I have not gotten back to playing with this in a while, but hopefully I will soon.

Josh

oskay said...

I don't know if you're still working on this or not... but I'll post anyway. :)

This is the same style of control that we use on the CandyFab: quadrature encoders read out by AVRs, with digital PID on the PWM output(s). It *can* work very well, doing exactly what you're trying to do.

The tricky part is that this application has time-critical interrupts, and only one interrupt can happen at a time. If you really want to be able to detect every fringe, you need to remove *every* other possible interrupt source in your program.

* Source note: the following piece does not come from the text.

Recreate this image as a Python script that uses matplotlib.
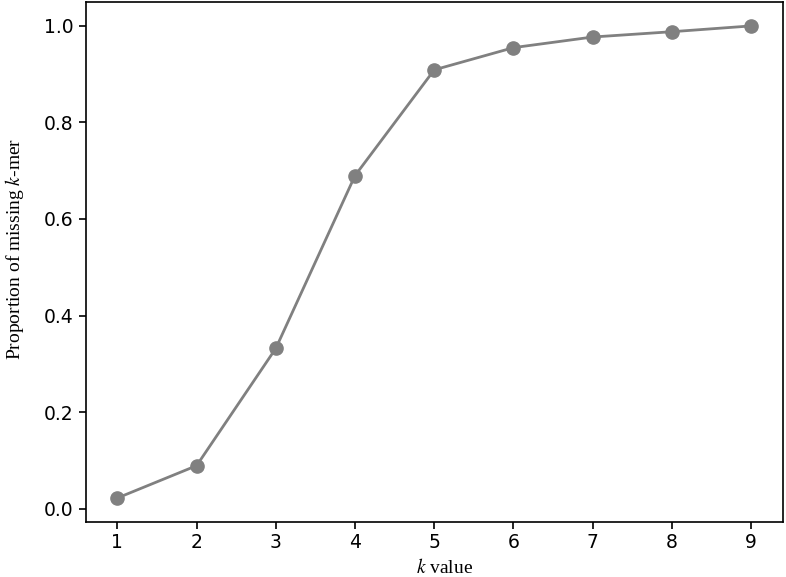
import numpy as np
import matplotlib.pyplot as plt

plt.rcParams['mathtext.fontset'] = 'stix'

# k values and proportion of missing k-mers
k_values = [1, 2, 3, 4, 5, 6, 7, 8, 9]
missing_prop = [0.022, 0.089, 0.332, 0.690, 0.909, 0.955, 0.977, 0.988, 1.0]

fig = plt.figure(figsize=(7.86, 5.77), dpi=100)
ax = fig.add_axes([0.109, 0.096, 0.887, 0.900])

ax.plot(k_values, missing_prop, '-o', color='#808080', linewidth=2.0, markersize=9.5)

ax.set_xticks(k_values)
ax.set_yticks([0.0, 0.2, 0.4, 0.6, 0.8, 1.0])
ax.tick_params(labelsize=13.5, length=5, width=1.2)
for s in ax.spines.values():
    s.set_linewidth(1.2)

ax.set_xlabel(r'$k$ value', fontsize=14, family='Liberation Serif')
ax.set_ylabel(r'Proportion of missing $k$-mer', fontsize=14, family='Liberation Serif')
ax.xaxis.set_label_coords(0.515, -0.07)
ax.yaxis.set_label_coords(-0.085, 0.525)

plt.savefig('out.png', dpi=100)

That means (1) turning off the Arduino ms timer and (2) not using the Arduino serial library. (If you have other sneaky routines that are based on interrupts, you can avoid those as well.) You can replicate the function of either (or both) of these using interrupt-free functions, and then things will work happily.

(The ms timer can be replaced by a free-running timer that you poll occasionally, and the serial interface can also be replaced by just polling the serial hardware at a regular pace.)

bjoern said...

Hi Josh, thanks for your reply on the other post, and fir directing me here. Just to get an idea, how many interrupts per second are you currently getting?

Digital_Sin said...

I've been working on my old inject HP printer, it also comes with the agilent optical encoders identical to yours. When I first connected them to a 5v source the LED was visibly red, but after a few seconds it started to fade away, now it doesn't light up at all.

I've tried the other agilent encoder but this time on 3.3 volts, did the same thing! Are the LEDs inside them fried? would suck because now the printer carcass is worthless...

Josh Kopel said...

@Digital_Sin in general you should have a resister in series with your LED. While the value is dependent upon the specs of the individual LED, you can usually just use a 1k to test with. Without it you definitely run the risk of burning out the LED.

Jason W said...

Just want to say thanks for setting me to the right direction of working on my project.